Adjusting for inflation the author proposes each adult can keep a yearly income of $132k and each child half of that or $66k. The amount is somewhat arbitrary and we can imply there are adjustments for personal circumstances (cost of living, special needs, etc.), but those details are a complex social policy. For example: the author’s allowance per child biases their system strongly towards larger families. Those that are part of the No Kids Movement would draw very different lines.

I’m not sure how retirement factors into this idea. Are retirees on a fixed-income automatically more moral? Or do we take the mean income over their lifetime? Or the sum total such that people that live longer are less moral?

The author themselves think a better number might be a third of that. I have the sense that all of us, except the most libertarian, would agree that there is a point at which too much is too much, but I suspect that many of us would draw that line somewhere higher than where we are currently at.

This is the weakness of quantitative or ala carte morality. It is not practical to apply and the bar of success is set so high that the underlying message gets lost. Practically speaking, those of us that are lucky enough to have opportunities need to have a positive impact on others both directly and indirectly (through government policy and organizations).

To me, the weakness is that it’s so — disconnected? Like, if you tell me I can choose to be better off and be less moral, or not as well off but more moral, that seems kind of abstract.

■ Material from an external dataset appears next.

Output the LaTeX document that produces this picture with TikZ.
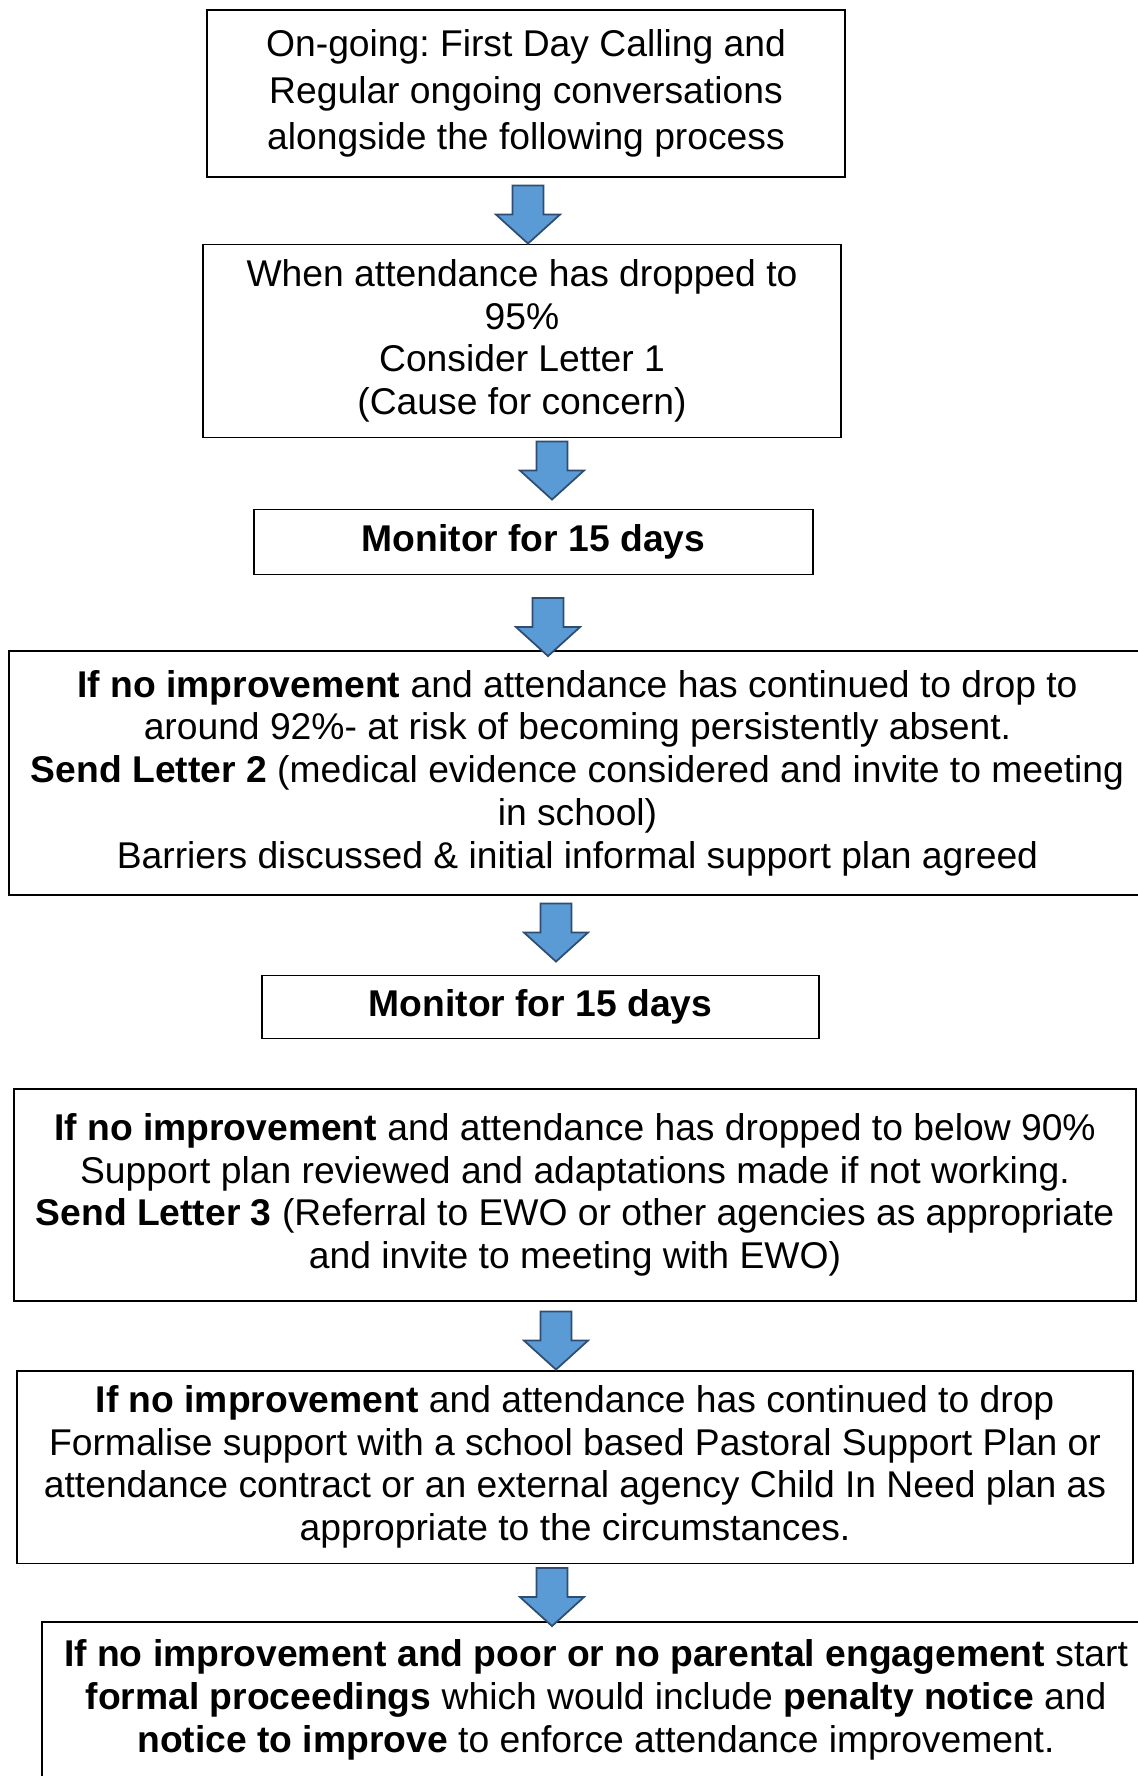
\documentclass[tikz,border=0pt]{standalone}
\usepackage{fontspec}
\setmainfont{Liberation Sans}
\frenchspacing
\usetikzlibrary{calc}
\definecolor{arrowblue}{HTML}{5B9BD5}
\definecolor{arrowedge}{HTML}{2E4D70}
% block arrow, tip at #1
\newcommand{\flowarrow}[1]{\draw[arrowedge,fill=arrowblue,line width=1pt,line join=miter] #1 -- ++(-32,-29) -- ++(16.5,0) -- ++(0,-29) -- ++(31,0) -- ++(0,29) -- ++(16.5,0) -- cycle;}
\begin{document}
\begin{tikzpicture}[x=0.02cm,y=-0.02cm,
  box/.style={rectangle,draw=black,line width=1.1pt,fill=white,align=center,inner sep=0pt,font=\fontsize{21.2pt}{24.3pt}\selectfont}]
\useasboundingbox (0,0) rectangle (1138,1776);
\clip (0,0) rectangle (1138,1776);

\node (b1) at (526,93.5)[box,minimum width=12.76cm,minimum height=3.34cm,font=\fontsize{21.2pt}{26.4pt}\selectfont]{On-going: First Day Calling and\\Regular ongoing conversations\\alongside the following process};
\node (b2) at (522,341)[box,minimum width=12.76cm,minimum height=3.86cm]{When attendance has dropped to\\95\%\\Consider Letter 1\\(Cause for concern)};
\node (b3) at (533.5,542)[box,minimum width=11.18cm,minimum height=1.30cm]{\textbf{Monitor for 15 days}};
\node (b4) at (577.5,773)[box,minimum width=22.74cm,minimum height=4.88cm]{\textbf{If no improvement} and attendance has continued to drop to\\around 92\%- at risk of becoming persistently absent.\\\textbf{Send Letter 2} (medical evidence considered and invite to meeting\\in school)\\Barriers discussed \& initial informal support plan agreed};
\node (b5) at (540.5,1007)[box,minimum width=11.14cm,minimum height=1.26cm]{\textbf{Monitor for 15 days}};
\node (b6) at (575,1195)[box,minimum width=22.44cm,minimum height=4.24cm]{\textbf{If no improvement} and attendance has dropped to below 90\%\\Support plan reviewed and adaptations made if not working.\\\textbf{Send Letter 3} (Referral to EWO or other agencies as appropriate\\and invite to meeting with EWO)};
\node (b7) at (575,1467)[box,minimum width=22.32cm,minimum height=3.86cm]{\textbf{If no improvement} and attendance has continued to drop\\Formalise support with a school based Pastoral Support Plan or\\attendance contract or an external agency Child In Need plan as\\appropriate to the circumstances.};
\node (b8) at (596,1700)[box,minimum width=22.16cm,minimum height=3.12cm]{\textbf{If no improvement and poor or no parental engagement} start\\\textbf{formal proceedings} which would include \textbf{penalty notice} and\\\textbf{notice to improve} to enforce attendance improvement.};

\flowarrow{($(b2.north)+(6,0)$)}
\flowarrow{($(b3.north)+(18.5,-9)$)}
\flowarrow{($(b4.north)+(-29.5,6)$)}
\flowarrow{($(b5.north)+(15.5,-13)$)}
\flowarrow{($(b7.north)+(-19,0)$)}
\flowarrow{($(b8.north)+(-44,5)$)}
\end{tikzpicture}
\end{document}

I think there’s two different, but related ideas floating around this thread. It might seem obvious, but in this case I think it helps to point that out.

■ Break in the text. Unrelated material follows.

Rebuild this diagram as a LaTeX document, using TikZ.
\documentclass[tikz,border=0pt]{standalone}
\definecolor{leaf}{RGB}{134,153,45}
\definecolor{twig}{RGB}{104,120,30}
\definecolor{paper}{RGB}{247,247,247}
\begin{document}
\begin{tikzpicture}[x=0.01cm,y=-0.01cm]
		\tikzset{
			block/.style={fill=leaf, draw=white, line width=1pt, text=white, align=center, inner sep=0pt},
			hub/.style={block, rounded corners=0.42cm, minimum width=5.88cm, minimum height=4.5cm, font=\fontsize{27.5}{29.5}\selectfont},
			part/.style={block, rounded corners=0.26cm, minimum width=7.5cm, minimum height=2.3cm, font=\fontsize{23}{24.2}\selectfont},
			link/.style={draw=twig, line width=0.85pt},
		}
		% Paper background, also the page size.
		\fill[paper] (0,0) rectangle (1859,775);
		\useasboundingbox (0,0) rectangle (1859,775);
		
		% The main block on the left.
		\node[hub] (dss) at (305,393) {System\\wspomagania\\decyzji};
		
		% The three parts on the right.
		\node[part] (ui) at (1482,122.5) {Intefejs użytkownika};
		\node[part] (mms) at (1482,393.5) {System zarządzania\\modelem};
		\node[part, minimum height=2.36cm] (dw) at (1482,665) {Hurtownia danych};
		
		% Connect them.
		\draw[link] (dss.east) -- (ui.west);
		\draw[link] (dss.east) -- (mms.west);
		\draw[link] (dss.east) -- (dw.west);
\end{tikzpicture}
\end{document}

  1. The idea that the workers who are actually generating wealth, whether that be food, a durable consumer item like a chair, a blue collar service like fixing a leaky faucet, a white collar service like a doctor’s visit for management of a chronic illness, or whatever else, get to keep the money that is used to purchase those goods or services.
  2. The idea that everyone, regardless of what kind of good or service they provide to others, or whether they provide any kind of good or service at all, should be compensated the same via wealth distribution in one form of another.

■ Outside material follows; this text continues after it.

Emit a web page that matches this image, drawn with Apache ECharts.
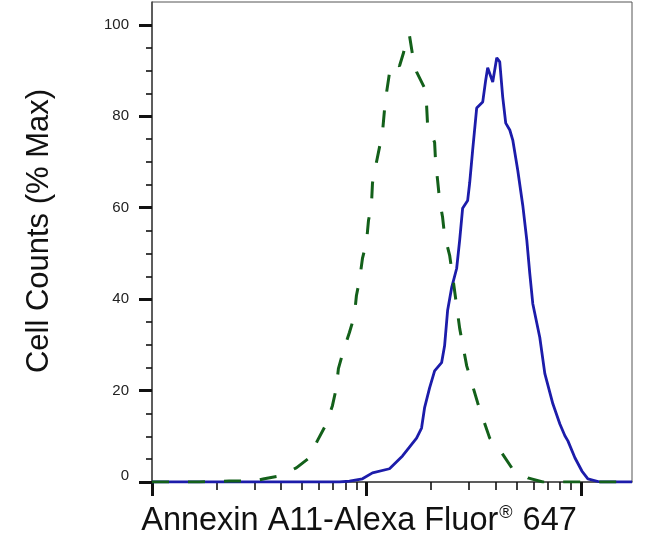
<!DOCTYPE html>
<html><head><meta charset="utf-8">
<script src="https://cdn.jsdelivr.net/npm/echarts@6/dist/echarts.min.js"></script>
<style>html,body{margin:0;padding:0;background:#fff}#c{width:650px;height:547px}</style>
</head><body><div id="c"></div>
<script>
// Isotype control (green dashed)
const isotypeX = [10, 16.6, 22.9, 26.9, 30.0, 33.4, 39.2, 47.1, 54.2, 59.0, 65.0, 69.4, 72.4, 74.0, 78.1, 83.3, 87.9, 89.8, 92.8, 95.8, 100, 102.2, 105.5, 106.7, 110.2, 115.0, 118.8, 121.4, 124.0, 128.1, 132.3, 138.1, 142.6, 148.9, 155.4, 158.8, 164.1, 171.3, 186.6, 190.7, 192.8, 207.9, 210.1, 214.7, 219.4, 226.5, 231.4, 244.3, 252.3, 272.1, 293.4, 330.2, 375.6, 427.3, 476.1, 565.5, 664.5, 989, 1731];
const isotypeY = [0, 0, 0.2, 0.2, 0.2, 0.7, 1.3, 3.1, 5.3, 9.0, 12.7, 16.7, 20.6, 24.8, 28.7, 32.7, 36.4, 40.8, 44.1, 48.9, 52.4, 57.2, 60.5, 65.4, 68.9, 73.2, 76.5, 81.4, 85.1, 89.5, 91.7, 91.4, 91.0, 93.9, 97.8, 97.6, 93.4, 89.7, 86.2, 82.5, 78.1, 74.3, 70.0, 66.0, 61.6, 57.9, 53.9, 49.6, 45.0, 33.6, 25.4, 17.3, 9.6, 6.4, 3.1, 0.9, 0, 0, 0];
// Annexin A11 stained (blue solid)
const annexinX = [10, 74.8, 83.3, 95.8, 106.7, 128.1, 147.3, 171.3, 180.7, 186.6, 197.0, 207.9, 224.1, 231.4, 239.0, 249.6, 263.4, 272.1, 280.9, 296.5, 302.9, 312.8, 326.6, 348.4, 359.8, 367.6, 388.0, 405.2, 418.4, 432.0, 446.2, 466.0, 481.2, 507.6, 535.8, 559.4, 577.7, 596.6, 643.2, 679.0, 740.0, 798.0, 842.0, 869.7, 937.6, 1011, 1078, 1227, 1731];
const annexinY = [0, 0, 0.2, 0.7, 2.0, 2.9, 5.7, 9.6, 11.8, 16.2, 20.6, 24.3, 26.1, 29.8, 37.5, 42.5, 46.7, 52.9, 59.9, 61.6, 65.4, 72.6, 81.8, 83.1, 87.9, 90.6, 87.5, 92.8, 91.9, 84.2, 78.5, 77.0, 74.8, 68.2, 60.5, 52.9, 45.6, 39.0, 31.6, 23.7, 17.1, 12.7, 10.1, 9.0, 5.3, 2.4, 0.7, 0, 0];

const yMajorTicks = [0, 20, 40, 60, 80, 100];
const yMinorTicks = [5, 10, 15, 25, 30, 35, 45, 50, 55, 65, 70, 75, 85, 90, 95];
const xMajorTicks = [10, 100, 1000];
const xMinorTicks = [20, 30, 40, 50, 60, 70, 80, 90, 200, 300, 400, 500, 600, 700, 800, 900];
const xTitle = 'Annexin A11-Alexa Fluor{sup|®} 647';
const yTitle = 'Cell Counts (% Max)';

const zip = (xs, ys) => xs.map((x, i) => [x, ys[i]]);
const FONT = '"Liberation Sans", Arial, sans-serif';
const chart = echarts.init(document.getElementById('c'), null, {renderer: 'canvas'});
const xBase = {type: 'log', logBase: 10, min: 10, max: 1731, position: 'bottom',
  axisLabel: {show: false}, splitLine: {show: false}};
const yBase = {type: 'value', min: 0, max: 105, position: 'left', splitLine: {show: false}};
chart.setOption({
  animation: false,
  backgroundColor: '#fff',
  grid: {left: 152, right: 18, top: 2, bottom: 65, show: true, borderColor: '#555', borderWidth: 1, backgroundColor: 'transparent'},
  xAxis: [
    Object.assign({}, xBase, {
      axisLine: {show: true, onZero: false, lineStyle: {color: '#444', width: 1.5}},
      axisTick: {show: true, customValues: xMajorTicks, length: 14, lineStyle: {color: '#111', width: 3}}
    }),
    Object.assign({}, xBase, {
      axisLine: {show: false, onZero: false},
      axisTick: {show: true, customValues: xMinorTicks, length: 8, lineStyle: {color: '#111', width: 1.6}}
    })
  ],
  yAxis: [
    Object.assign({}, yBase, {
      axisLine: {show: true, lineStyle: {color: '#444', width: 1.5}},
      axisTick: {show: true, customValues: yMajorTicks, length: 13, lineStyle: {color: '#111', width: 3}},
      axisLabel: {show: true, customValues: yMajorTicks, margin: 23, fontSize: 15, fontFamily: FONT, color: '#222',
        formatter: v => v === 0 ? '{z|0}' : String(v),
        rich: {z: {fontSize: 15, fontFamily: FONT, color: '#222', padding: [0, 0, 12, 0]}}}
    }),
    Object.assign({}, yBase, {
      axisLine: {show: false},
      axisTick: {show: true, customValues: yMinorTicks, length: 6, lineStyle: {color: '#111', width: 1.6}},
      axisLabel: {show: false}
    })
  ],
  series: [
    {type: 'line', name: 'Annexin A11', xAxisIndex: 0, yAxisIndex: 0, data: zip(annexinX, annexinY),
      showSymbol: false, symbol: 'none', lineStyle: {color: '#1c1caa', width: 2.8}, z: 3},
    {type: 'line', name: 'Isotype', xAxisIndex: 0, yAxisIndex: 0, data: zip(isotypeX, isotypeY),
      showSymbol: false, symbol: 'none', lineStyle: {color: '#13601a', width: 3, type: [17, 19]}, z: 4}
  ],
  graphic: [
    {type: 'text', x: 39, y: 231, rotation: Math.PI / 2,
      style: {text: yTitle, fontSize: 31, fontFamily: FONT, fill: '#111', align: 'center', verticalAlign: 'middle'}},
    {type: 'text', x: 359, y: 521,
      style: {text: xTitle, fontSize: 32.5, fontFamily: FONT, fill: '#111', align: 'center', verticalAlign: 'middle',
        rich: {sup: {fontSize: 18, fontFamily: FONT, fill: '#111', verticalAlign: 'top', padding: [0, 1, 0, 1]}}}}
  ]
});
</script></body></html>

Sure, but what that works out to is how much of what one spends is going to those who actually worked to provide it for you vs. how much is going to the owners of the means of production. With something like iMusic, very little of it goes to the actual workers, with a food truck, a much larger percentage does. With charity, one isn’t directly getting back anything of value, and so the considerations are again different.

To come back to the two different concepts I mentioned above, I’m all in favor of the first one, that people who do the actual work should reap the actual benefit. Regarding the second, I’m against using wealth redistribution to try to make everyone equal, short of providing a bare minimum for those who are unable to earn wealth by providing some kind of good or service for others. In practice the vast majority of those people will be children and the elderly, along with the smaller number of disabled individuals who can’t work due to their disability.

ETA: I think getting these two ideas mixed up is a huge part of the reason that a large segment of the public (AKA the typical working class Republican) are so strongly against socialism. What I think they are really against is the second idea that I mentioned, not the first one.

For number two, I don’t think it’s so much people being compensated the same as it is establishing a minimum standard of living that everyone should be able to enjoy.

There’s another concept that isn’t touched on:

Just spreading money around without actually generating more actual wealth (i.e. more houses to live in or more eggs to stock grocery store shelves) potentially creates additional demand without corresponding supply and inflates prices. So you get into the question of whether it’s better to give people checks or to invest that money in businesses and infrastructure that ultimately increases productivity.

Those are just the consequences of trying to fix things by the first method vs. the second. If someone generates additional wealth (building houses, raising egg laying chickens, etc.) that person should be compensated for their labor, as opposed to compensating some oligarch whose only contribution is having a piece of paper that states they own the building company, the chicken farm, etc.

On the other hand, If we give people money (whether by taking it from those who did generate wealth or by running the printing presses at the mint for a longer period of time every day) even though they didn’t generate any wealth, as you say, we get inflation rather than doing anything to address the fundamental problems.

ETA: What is my recommended plan? Take money from the owners who contribute minimally or not at all in actual wealth generation, and give it to needy people in a form that they would have to spend it on things that would benefit them, but also with that money going to the people who did the actual work that generated whatever it is they need (shelter, food, whatever). This would thus incentivize increased economic activity rather than hoarding money.

It’s not a question at all, it’s the former; trickle down economics doesn’t work. Deciding to “invest that money in businesses and infrastructure” just means the owners pocket it themselves, both out of greed and because there’s no point in doing otherwise. They aren’t going to bother in increasing productivity when there’s no market, and without increased demand there isn’t one.

The economy is driven by demand, not productivity. And there’s not much demand when the great majority of wealth is held by a small minority.

It’s driven by both. That’s why it’s a “supply and demand” graph.

I’m thinking more in the sense of places with extreme poverty like Afghanistan or Sudan that lack any sort of infrastructure. Even if you just gave everyone piles of money, what would they spend it on?

You ALSO need infrastructure such as roads, water, electricity, high speed internet, etc as well as large businesses that can provide the economies of scale to provide a large amount of products and services affordably. And those are capital-intensive projects that typically can only be financed by governments or large corporate / financial entities.